Soderquist Sees Center As Link To The Future
Center To Teach Leadership, Ethics, Integrity
With photo by Bill Bowden: Don Soderquist believes John Brown University’s new ethics center will be a model for others.
Donald G. Soderquist says he envisions John Brown University’s new Soderquist Center for Business Leadership and Ethics being a model for universities across the nation.
Thanks to more than $4.65 million in donations — mostly from Wal-Mart Stores Inc. and its vendors — the vision is on the road to reality. With an operating budget of $250,000, the rest of the money and any future gifts will go into endowments.
John Brown University, a private Christian school based in Siloam Springs, announced on Aug. 27 its plans to offer graduate and undergraduate degrees through the program. Soderquist says he’s most excited about the center’s rub-off potential.
“We really have a hold of something here,” says Soderquist, Wal-Mart’s vice chairman and chief operating officer as well as chairman of JBU’s board of trustees.
“There are very few universities attempting to do what we’re doing. We’re trying to be a world-class institution that’s willing to share what we learn with the rest of the country.
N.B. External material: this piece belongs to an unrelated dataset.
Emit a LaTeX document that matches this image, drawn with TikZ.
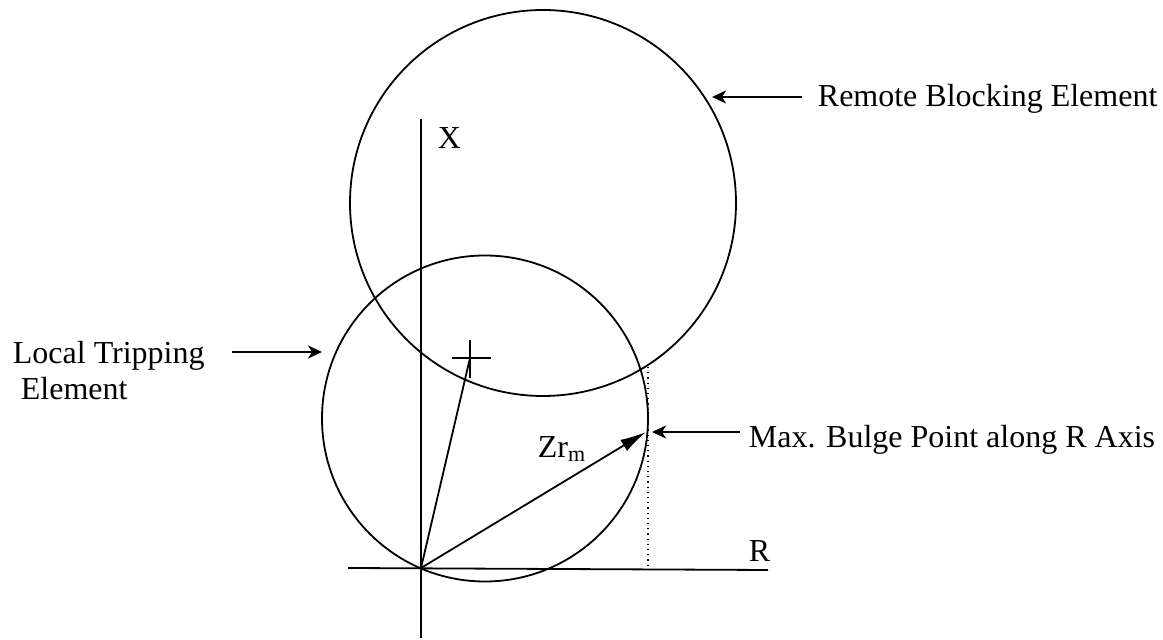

We want to be a model, and that we’re able to do all this from Northwest Arkansas makes it even more exciting.”
The Soderquist Center will not draw only from the sizable corporate community of Northwest Arkansas for lecturers. It’s also not only for business majors or even traditional students.
Plans include bringing business leaders from around the country into the classroom for lectures and seminars. John Brown University, with an enrollment of 1,460, will offer concentrations to all majors as part of a broad-based campus initiative and the program will be a 50-50 split between traditional students and business men and women.
“So many decisions in business are not routine,” says Dellia Haak, interim
director of the center. “Hopefully, we can help train ethical leaders who will make good, long-range decisions for society.
“But leadership and ethics are needed in all areas of life, and that’s why we want to offer this program to a variety of majors and people.”
The first printed program materials, describing courses and admissions requirements, are supposed to be published Jan. 1. Ken Blanchard of San Diego is the program’s first adjunct distinguished fellow.
The co-author of the best-seller One Minute Manager, Blanchard is a trustee of Cornell University and he will help develop curriculum for the Soderquist Center. His company, Blanchard Training & Associates, may be found on the worldwide web at www.blanchardtraining.com.
“In [Blanchard’s] own words, it never pays to cheat to win,” Haak says. “It’s particularly timely to be able to say to this generation of young people, You can take a stand and do what’s right. Those are some of the things we want this program to be able to say.”
The Soderquist Center will initially work out of existing facilities, but plans do include construction “at some point” of its own building. A web site will be included from the program’s outset to serve as means of information exchange and an electronic reference library.
Soderquist says heightened media scrutiny in business and ever-changing world events have created a constant demand for information on ethical leadership. He’s hoping his namesake program will help meet that need.
“Business leaders today will tell you there’s a great need for value-based leadership,” Soderquist says. “There’s an awful lot of talk these days about business and education working together. Businesses are looking for products coming out of colleges who can fulfill the responsibilities needed in in this age of technology.
“Therefore, I feel like what we’re trying to do is very cooperative with both business and the educational process.”